Drift Mode on the Ford Focus RS was created largely by accident, going on to become a headline feature for that car which was quickly copied by competitors in the industry. The hot Focus is long gone from the Ford lineup, of course, but a new patent suggests Drift Mode could be coming back in a big way on a future Ford vehicle.  

Right off the bat, there's plenty of juicy detail to drool over in the patent filing titled "VEHICLE WITH DRIFT MODE." The figures included in the patent describe a rear-wheel-drive vehicle, obviously the layout of choice for the drifting faithful. The text notes that the vehicle could use an automatic or manual gearbox, with the latter option sure to further excite enthusiasts. 

According to the patent, the new Drift Mode operates in much the same way as the traditional drifting technique of pulling the e-brake. The patent describes a system in which a special set of clutches disconnect the rear wheels from the drivetrain when Drift Mode is activated, potentially by a lever, or "drift-stick," mounted in the cabin. The brakes are then applied to lock the rear wheels, inducing a lurid slide as desired. 

It's a different method of operation versus the Drift Mode in the Focus RS. In that vehicle, torque vectoring was used to induce drift rather than locking up the rears with the brakes.

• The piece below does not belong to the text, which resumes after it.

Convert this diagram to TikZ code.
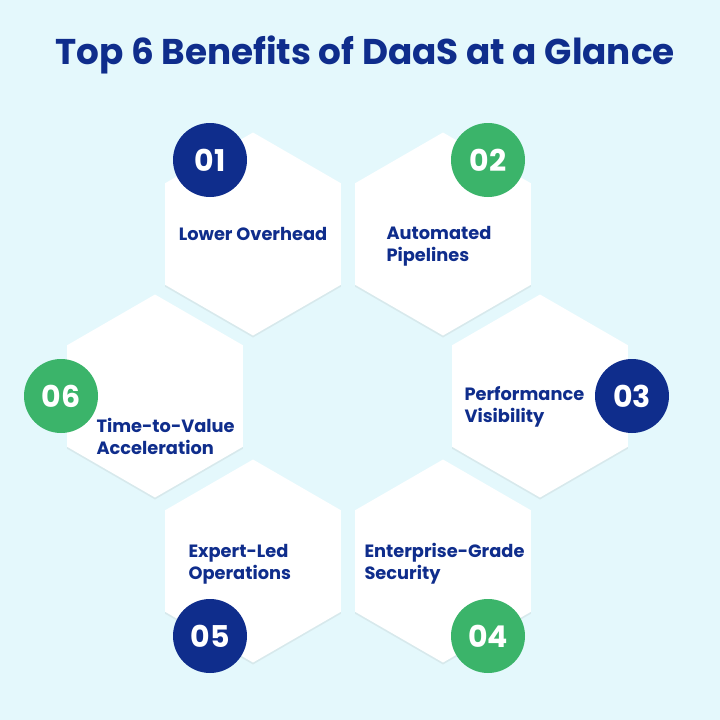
\documentclass[tikz,border=0pt]{standalone}
\usepackage{fontspec}
\setmainfont{Poppins}
\usetikzlibrary{shapes.geometric,shadows}
\definecolor{mybg}{HTML}{E4F8FC}
\definecolor{myblue}{HTML}{0F2D8C}
\definecolor{mygreen}{HTML}{3BB46A}

\tikzset{
  hexa/.style={regular polygon, regular polygon sides=6, shape border rotate=30,
    minimum size=203pt, inner sep=0pt, outer sep=0pt, fill=white,
    drop shadow={shadow xshift=0pt, shadow yshift=-2pt, opacity=0.12}},
  badge/.style={circle, minimum size=74pt, inner sep=0pt, text=white,
    font=\fontsize{30}{30}\selectfont\bfseries},
  label/.style={anchor=west, align=left, text=myblue,
    font=\fontsize{17.8}{22}\selectfont\bfseries}
}

\begin{document}
\begin{tikzpicture}[x=1pt, y=-1pt]
    % Background
    \fill[mybg] (0,0) rectangle (720,720);
    \useasboundingbox (0,0) rectangle (720,720);

    % Title
    \node[text=myblue, font=\fontsize{35.8}{36}\selectfont\bfseries] (title) at (365,55) {Top 6 Benefits of DaaS at a Glance};

    % Hexagons
    \node[hexa] (h1) at (253,234) {};
    \node[hexa] (h2) at (443,234) {};
    \node[hexa] (h3) at (540,396) {};
    \node[hexa] (h4) at (443,561) {};
    \node[hexa] (h5) at (253,561) {};
    \node[hexa] (h6) at (155,396) {};

    % Labels
    \node[text=myblue, font=\fontsize{17.8}{22}\selectfont\bfseries] (t1) at (h1) {Lower Overhead};
    \node[label] (t2) at (383,246) {Automated\\Pipelines};
    \node[label] (t3) at (461,407) {Performance\\Visibility};
    \node[label] (t6) at (93,436) {Time-to-Value\\Acceleration};
    \node[label] (t5) at (185,564) {Expert-Led\\Operations};
    \node[label] (t4) at (361,564) {Enterprise-Grade\\Security};

    % Number badges
    \node[badge, fill=myblue] (b1) at (210,160) {01};
    \node[badge, fill=mygreen] (b2) at (488,160) {02};
    \node[badge, fill=myblue] (b3) at (632,396) {03};
    \node[badge, fill=mygreen] (b4) at (488,636) {04};
    \node[badge, fill=myblue] (b5) at (210,636) {05};
    \node[badge, fill=mygreen] (b6) at (61,396) {06};
\end{tikzpicture}
\end{document}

Note the two clutches (marked 25) on the rear axle, either side of the differential. The BISG on the engine is the mild hybrid starter/generator., USPTO

The system diagram specifically shows the two special clutches mounted on either side of the rear differential. The patent does describe alternative methods of achieving the same disconnection of wheels and drivetrain, though, such as relying on the regular clutch in a manual transmission, clutches in an automatic gearbox, or even through the use of a transfer case or center differential. The latter indicates Ford is covering its bases if it wants such a patent to apply to all-wheel-drive designs.  

The rest of the patent goes into finer detail regarding how the engine or electric motor will be controlled during this activity to assist in maintaining or exiting the slide as needed. Notably, the patent refers to an engine fitted with a mild-hybrid setup using a belt integrated starter generator, or BISG. However, it also describes modes of operation using solely electric drive as well.

Item 402 refers to the "drift-stick" mounted in the cabin to activate Drift Mode., USPTO

It's exciting to speculate on the vehicles that Ford might have in the pipeline featuring this technology. Given the rear-wheel-drive layout described and the fact that Drift Mode wouldn't be ideal in a tall SUV, one's mind naturally drifts to the next Ford Mustang. Reports from Automotive News last year suggested the new Mustang would arrive for the 2023 model year, with a hybrid version possibly arriving for 2025, and hints at an all-wheel-drive version. All of that information lines up very well with the text of the patent, hinting at a tantalizing future for the Blue Oval's legendary pony car.

Speculation is just that, of course. To play devil's advocate, the patent may instead simply be a design Ford has experimented with and wants to lock down the intellectual property, with no real plans for production at this stage. In any case, The Drive has reached out to Ford and will update if any comment is forthcoming.